A talented teenage footballer and coach has spoken about the prejudices girls still face in sport months after being appointed an ambassador for a national project.

Sophie Corbett, 14, from Irvine, is an ambassador or Young Influencer for Project 51, a joint programme between Sported and Women in Sport.

It aims to tackle gender stereotyping at the grassroots by helping community groups in socially deprived areas of the UK, to improve their knowledge and understanding of how to engage girls and young women, aged 11-18, in sport and physical activity.

Since her appointment through former team Clark Drive late last year, St Matthew’s Academy Fourth Year pupil Sophie has attended a conference in London with another seven girls from throughout the UK who were selected for the project and been involved in several other activities and events.

Although now playing for Kilwinning Community Football Academy U15s, Sophie is helping assist with coaching the Clark Drive U7s and U9s.

Her role has involved participating in a number of events.

She took par t in a launch event in London hosted by Women in Sport and Nike. All girls took part in brainstorming sessions to tackle the biggest challenges they think exist for girls in sport.

They also experienced a Social Media workshop with Nike about how the girls can, and will, use this over the duration of the project to influence and inspire other girls to challenge gender stereotypes and play sport.

Sophie also attended the European Championships Golf tournament at Gleneagles which was a historic occasion because it was the first time the sport ran a mixed doubles tournament, promoting more equality within the sport.

Sophie left the day inspired, saying: “It gave me hope for the future of women in sport as men and women played together.”

The youngster was given an award at school and coaches at her local club and in local schools through Active Schools.

She is planning how to use her influencer role to engage more girls with football and other sports.

This week, Sophie was set to speak at Sported UK’s 10th Anniversary Event in Edinburgh about the challenges for girls her age in sport and what she would like to see change so that more girls remain engaged with sport as they grow older.

Fifty-one per cent of the UK population are female, yet when it comes to sport and physical activity, 1.6 million more men are playing sport once per week than women.

Gender stereotypes are one of the key barriers preventing more women and girls getting active.

For example, only 43 per cent of girls say they have the same choice as boys at school in sport and exercise, and amongst secondary school-age children, being ‘sporty’ is still widely seen as a masculine trait.

Sophie added: “I love to play football. I coach at Clark Drive and used to play here but the team folded because we don’t have enough players in my age group because a lot of girls just lose interest.

“It’s difficult for girls to get involved in sports because there’s a lot of sports that girls are told not to do, such as football, because it’s a male-dominated sport but I don’t really see that.

“I think it’s hard for girls to get into it because they think that they’re not going to make friends or it’s not going to make them very popular. “A lot of girls from my team didn’t tell anyone in their school that they played football because they thought it was kind of embarrassing.
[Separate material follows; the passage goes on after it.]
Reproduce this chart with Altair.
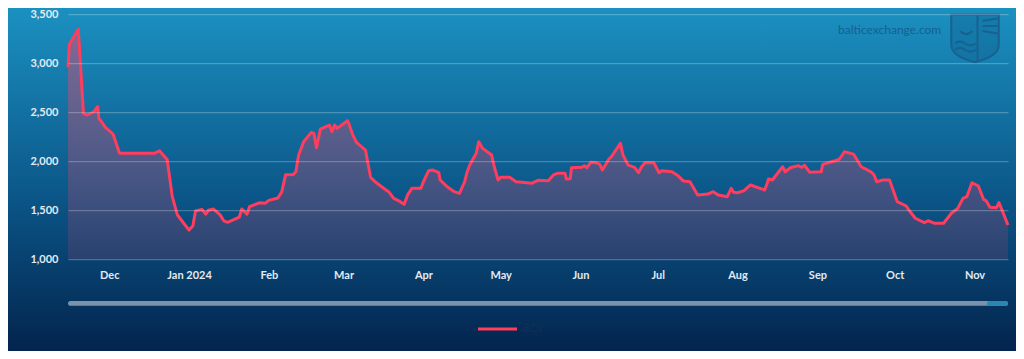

“My school don’t allow girls to play football. They are told that it’s a boys’ sport.

“We won’t get a game because we are not good enough, we’re not strong enough, but if they actually saw us, they would realise that’s not true.

“Peoples’ attitudes towards football need to change.

“They need to appreciate that girls can do it and it’s not just about boys playing.

“A lot of girls are very good and very strong and it’s quite frustrating to see that a lot of girls aren’t going for it and saying they are not as confident because people are bringing them down with their opinions.”

Sophie added: “I’d love to inspire other girls into sport and I love coaching because it develops all the girls’ skills and I can pass on my knowledge to make them better players.”